Blackhouses at Gearrannan |
And certainly there were some fantastic beaches to see. Incredible
beaches, with sand, and with patterned stones rolled smooth. Dalmore beach had
wild surf, battering in on itself, crashing on the rocky edges either side of
the little sandy bay. It put me in mind of Keats’s “eternal fierce destruction”
– “I saw/ Too far into the sea,” he said. “... I saw too distinct into the
core/ of an eternal fierce destruction.” But I had nothing of Keats’ sadness or
despair, just his awe at the incredible power.
Dalmore beach |
The beach at Shawbost |
We visited a smaller calmer beach, where a freshwater
loch sat on one side of the stones and the ocean at the other; the Butt of
Lewis where the North and the Atlantic oceans meet and crash into each other;
the lighthouse, with high rocks, where it began to rain. In addition to that we
also visited an old Norse mill, restored as a school project, and a whalebone
arch from the jaw of a large blue whale that simply washed ashore one day. How
such a huge creature could simply wash ashore, miraculously lying there in the
morning where there was no hint of it the day before, I cannot begin to imagine.

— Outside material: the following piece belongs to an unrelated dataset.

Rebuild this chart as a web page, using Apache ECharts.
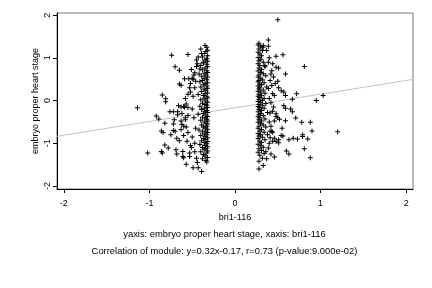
<!DOCTYPE html>
<html><head><meta charset="utf-8">
<script src="https://cdn.jsdelivr.net/npm/echarts@6/dist/echarts.min.js"></script>
<style>html,body{margin:0;padding:0;background:#fff}#c{width:432px;height:288px}</style>
</head><body><div id="c"></div>
<script>
const xTicks = [-2, -1, 0, 1, 2];
const yTicks = [-2, -1, 0, 1, 2];
const xLabel = 'bri1-116';
const yLabel = 'embryo proper heart stage';
const subtitle1 = 'yaxis: embryo proper heart stage, xaxis: bri1-116';
const subtitle2 = 'Correlation of module: y=0.32x-0.17, r=0.73 (p-value:9.000e-02)';
const fitSlope = 0.32;
const fitIntercept = -0.17;

const leftScatter = [[-0.74,1.06],[-0.55,1.08],[-0.40,1.21],[-0.35,1.29],[-0.70,0.79],[-0.65,0.71],[-0.44,0.86],[-0.37,0.90],[-0.51,0.73],[-0.41,0.74],[-0.59,0.51],[-0.54,0.51],[-0.50,0.52],[-0.65,0.39],[-0.63,0.36],[-0.85,0.13],[-0.81,0.04],[-0.81,-0.03],[-1.14,-0.17],[-0.63,-0.15],[-0.59,-0.15],[-0.55,-0.16],[-0.52,0.20],[-0.49,0.10],[-0.47,0.30],[-0.46,0.45],[-0.48,0.60],
[-0.72,-0.26],[-0.76,-0.26],[-0.67,-0.26],[-0.67,-0.33],[-0.92,-0.36],[-0.89,-0.43],[-0.71,-0.45],[-0.82,-0.53],[-0.72,-0.55],[-0.86,-0.71],[-0.84,-0.75],[-0.72,-0.70],[-0.70,-0.72],[-0.75,-0.80],[-0.63,-0.68],[-0.62,-0.56],[-0.60,-0.60],[-0.68,-0.88],[-0.65,-0.94],[-0.82,-1.04],[-0.78,-1.11],[-0.86,-1.19],[-0.85,-1.23],[-1.02,-1.23],[-0.69,-1.15],[-0.68,-1.25],[-0.61,-1.19],[-0.61,-1.31],[-0.53,-1.23],[-0.53,-1.31],[-0.57,-1.49],[-0.49,-1.57],[-0.43,-1.57],[-0.39,-1.66],[-0.60,-1.34],[-0.55,-0.35],[-0.58,-0.45],[-0.50,-0.85],[-0.47,-1.00],[-0.52,-1.05],[-0.45,-1.35],[-0.48,-0.40],[-0.50,-0.20],[-0.46,-0.65],
[-0.66,-0.12],[-0.60,-0.14],[-0.57,-0.08],[-0.62,-0.30],[-0.58,-0.40],[-0.63,-0.48],[-0.57,-0.62],[-0.55,-0.75],[-0.60,-0.82],[-0.56,-0.95],[-0.51,-1.10],[-0.47,-1.20],[-0.44,-1.45],[-0.58,0.05],[-0.55,0.15],[-0.53,0.30],[-0.52,0.40],[-0.49,0.50],[-0.47,0.65],[-0.45,0.80],[-0.45,0.95],[-0.43,1.02],[-0.39,1.10]];

const leftStripe = [[-0.33,1.25],[-0.32,1.18],[-0.34,1.15],[-0.36,1.10],[-0.32,1.05],[-0.38,1.02],[-0.33,0.98],
[-0.35,0.95],[-0.32,0.92],[-0.37,0.88],[-0.33,0.85],[-0.40,0.82],[-0.32,0.79],[-0.35,0.76],[-0.38,0.72],[-0.33,0.70],[-0.32,0.66],[-0.36,0.64],[-0.42,0.62],[-0.34,0.60],[-0.39,0.57],[-0.32,0.55],[-0.36,0.52],
[-0.33,0.49],[-0.38,0.47],[-0.41,0.44],[-0.32,0.42],[-0.35,0.40],[-0.37,0.37],[-0.33,0.34],[-0.40,0.32],[-0.32,0.29],[-0.36,0.27],[-0.34,0.24],[-0.39,0.21],[-0.32,0.18],[-0.35,0.16],[-0.43,0.14],[-0.37,0.12],[-0.33,0.09],[-0.32,0.06],[-0.36,0.04],[-0.40,0.02],
[-0.34,-0.01],[-0.32,-0.04],[-0.38,-0.06],[-0.35,-0.09],[-0.33,-0.11],[-0.41,-0.13],[-0.32,-0.16],[-0.36,-0.18],[-0.39,-0.21],[-0.33,-0.23],[-0.35,-0.26],[-0.32,-0.28],[-0.37,-0.30],[-0.43,-0.32],[-0.34,-0.34],[-0.32,-0.37],[-0.38,-0.39],[-0.35,-0.41],[-0.33,-0.44],[-0.40,-0.46],[-0.32,-0.48],
[-0.36,-0.50],[-0.34,-0.53],[-0.32,-0.55],[-0.39,-0.57],[-0.33,-0.60],[-0.37,-0.62],[-0.35,-0.64],[-0.32,-0.67],[-0.42,-0.69],[-0.34,-0.71],[-0.38,-0.73],[-0.32,-0.75],[-0.36,-0.78],[-0.33,-0.80],[-0.40,-0.82],[-0.35,-0.84],[-0.32,-0.87],[-0.37,-0.89],[-0.34,-0.91],[-0.39,-0.94],[-0.32,-0.96],[-0.36,-0.98],
[-0.33,-1.01],[-0.41,-1.03],[-0.35,-1.05],[-0.32,-1.08],[-0.38,-1.10],[-0.34,-1.12],[-0.36,-1.15],[-0.32,-1.18],[-0.40,-1.20],[-0.33,-1.23],[-0.37,-1.26],[-0.35,-1.30],[-0.32,-1.33],[-0.38,-1.36],[-0.34,-1.40],[-0.33,-1.44]];

const rightScatter = [[0.50,1.89],[0.39,1.42],[0.33,1.29],[0.39,1.27],[0.48,1.04],[0.56,1.07],[0.81,0.80],[0.44,0.86],[0.48,0.78],[0.51,0.76],[0.59,0.62],[0.51,0.30],[0.54,0.23],[0.57,0.20],[0.59,0.12],[0.72,0.16],[1.03,0.12],[0.95,0.00],[0.67,0.03],[0.46,0.12],[0.44,0.16],[0.57,-0.12],[0.59,-0.18],[0.65,-0.20],[0.67,-0.26],[0.71,-0.41],[0.78,-0.51],[0.88,-0.51],[0.90,-0.71],[1.20,-0.73],[0.79,-0.80],[0.79,-0.84],[0.68,-0.88],[0.73,-0.90],[0.63,-0.92],[0.85,-0.90],[0.55,-0.65],[0.56,-0.83],[0.46,-0.88],[0.51,-0.92],[0.59,-0.47],[0.81,-1.13],[0.60,-1.18],[0.63,-1.25],[0.88,-1.34],[0.46,-1.32],[0.37,-1.36],[0.33,-1.52],[0.28,-1.60],[0.41,-0.87],[0.44,-0.95],[0.48,-0.95],[0.51,-0.99],[0.39,-1.11],[0.43,-0.72],[0.44,-0.74],[0.41,-0.72],[0.48,-0.37],[0.50,-0.40],[0.52,-0.44],[0.46,-0.48],[0.41,-0.29],[0.44,-0.25],[0.48,-0.31],[0.54,-0.82],
[0.39,0.90],[0.35,0.82],[0.41,0.47],[0.43,0.35],[0.39,0.28],[0.37,1.17],[0.33,1.25],[0.45,0.55],[0.42,0.62],[0.40,1.00],[0.43,0.70],[0.47,0.40],[0.50,0.45],[0.40,0.05],[0.42,-0.05],[0.45,-0.15],[0.40,-0.50],[0.42,-0.60],[0.38,-0.80],[0.40,-1.00],[0.36,-1.20],[0.42,-1.25]];

const rightStripe = [[0.28,1.34],[0.27,1.30],[0.30,1.26],[0.28,1.21],[0.32,1.17],[0.27,1.13],[0.29,1.09],[0.31,1.05],[0.27,1.01],
[0.30,0.97],[0.28,0.93],[0.33,0.90],[0.27,0.86],[0.29,0.82],[0.35,0.79],[0.28,0.76],[0.31,0.73],[0.27,0.69],[0.30,0.66],[0.33,0.63],[0.28,0.60],[0.36,0.58],[0.27,0.55],[0.30,0.52],
[0.32,0.49],[0.28,0.47],[0.27,0.44],[0.34,0.42],[0.29,0.39],[0.31,0.37],[0.27,0.34],[0.37,0.32],[0.29,0.30],[0.28,0.27],[0.33,0.25],[0.27,0.22],[0.30,0.20],[0.35,0.17],[0.28,0.15],[0.31,0.12],[0.27,0.10],[0.29,0.07],[0.34,0.05],[0.28,0.03],[0.32,0.01],
[0.27,-0.02],[0.30,-0.04],[0.36,-0.07],[0.28,-0.09],[0.32,-0.11],[0.27,-0.14],[0.29,-0.16],[0.34,-0.18],[0.28,-0.21],[0.31,-0.23],[0.27,-0.26],[0.38,-0.28],[0.30,-0.30],[0.28,-0.33],[0.33,-0.35],[0.27,-0.38],[0.29,-0.40],[0.35,-0.43],[0.28,-0.45],[0.31,-0.48],
[0.27,-0.51],[0.30,-0.54],[0.33,-0.57],[0.28,-0.60],[0.36,-0.62],[0.27,-0.65],[0.31,-0.68],[0.29,-0.71],[0.34,-0.74],[0.27,-0.77],[0.30,-0.80],[0.28,-0.83],[0.32,-0.86],[0.27,-0.89],[0.35,-0.92],[0.29,-0.95],[0.31,-0.98],
[0.27,-1.02],[0.30,-1.06],[0.33,-1.09],[0.28,-1.13],[0.31,-1.17],[0.27,-1.21],[0.34,-1.24],[0.29,-1.28],[0.32,-1.35],[0.28,-1.42]];

const X_MIN = -2.08, X_MAX = 2.08, Y_MIN = -2.07, Y_MAX = 2.05;
const FONT = 'Liberation Sans';
const plus = 'path://M2,0H3V2H5V3H3V5H2V3H0V2H2Z';
const points = leftScatter.concat(leftStripe, rightScatter, rightStripe);
const fitLine = [[X_MIN, fitSlope * X_MIN + fitIntercept], [X_MAX, fitSlope * X_MAX + fitIntercept]];

const chart = echarts.init(document.getElementById('c'), null, {renderer: 'canvas'});
chart.setOption({
  animation: false,
  backgroundColor: '#fff',
  textStyle: {fontFamily: FONT},
  grid: {left: 57, right: 19, top: 13, bottom: 99, show: true, borderColor: '#777', borderWidth: 1},
  title: [
    {text: subtitle1, left: 224.5, top: 230, textAlign: 'center', padding: 0,
     textStyle: {fontSize: 9.4, fontWeight: 'normal', color: '#000', fontFamily: FONT}},
    {text: subtitle2, left: 224.5, top: 247, textAlign: 'center', padding: 0,
     textStyle: {fontSize: 9.4, fontWeight: 'normal', color: '#000', fontFamily: FONT}}
  ],
  xAxis: {
    type: 'value', min: X_MIN, max: X_MAX,
    name: xLabel, nameLocation: 'middle', nameGap: 24, nameMoveOverlap: false,
    nameTextStyle: {fontSize: 9, color: '#000', fontFamily: FONT},
    axisLine: {show: true, onZero: false, lineStyle: {color: '#000', width: 1}},
    axisTick: {show: true, length: 4, customValues: xTicks, lineStyle: {color: '#000'}},
    axisLabel: {customValues: xTicks, fontSize: 9, color: '#000', margin: 10, fontFamily: FONT},
    splitLine: {show: false}
  },
  yAxis: {
    type: 'value', min: Y_MIN, max: Y_MAX,
    name: yLabel, nameLocation: 'middle', nameGap: 17, nameMoveOverlap: false,
    nameTextStyle: {fontSize: 9, color: '#000', fontFamily: FONT},
    axisLine: {show: true, onZero: false, lineStyle: {color: '#000', width: 1}},
    axisTick: {show: true, length: 4, customValues: yTicks, lineStyle: {color: '#000'}},
    axisLabel: {customValues: yTicks, fontSize: 9, color: '#000', margin: 5, rotate: 90, fontFamily: FONT},
    splitLine: {show: false}
  },
  series: [
    {type: 'line', data: fitLine, symbol: 'none', silent: true,
     lineStyle: {color: '#c4c4c4', width: 1}, z: 1},
    {type: 'scatter', data: points, symbol: plus, symbolSize: 5,
     itemStyle: {color: '#000', opacity: 1}, z: 2}
  ]
});
</script></body></html>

The jawbone of a massive blue whale, and the harpoon that was in the creature when it arrived on the beach. |
We returned to Stornoway rather tired, but in the wonderful
way you get when you’ve enjoyed your day and seen splendid things. It was
marvellous too to have been given the day, as I said, by kindness. I found my way to bed. Maybe I dreamed of the
stones. Oh, how they danced, the little people of Callanish.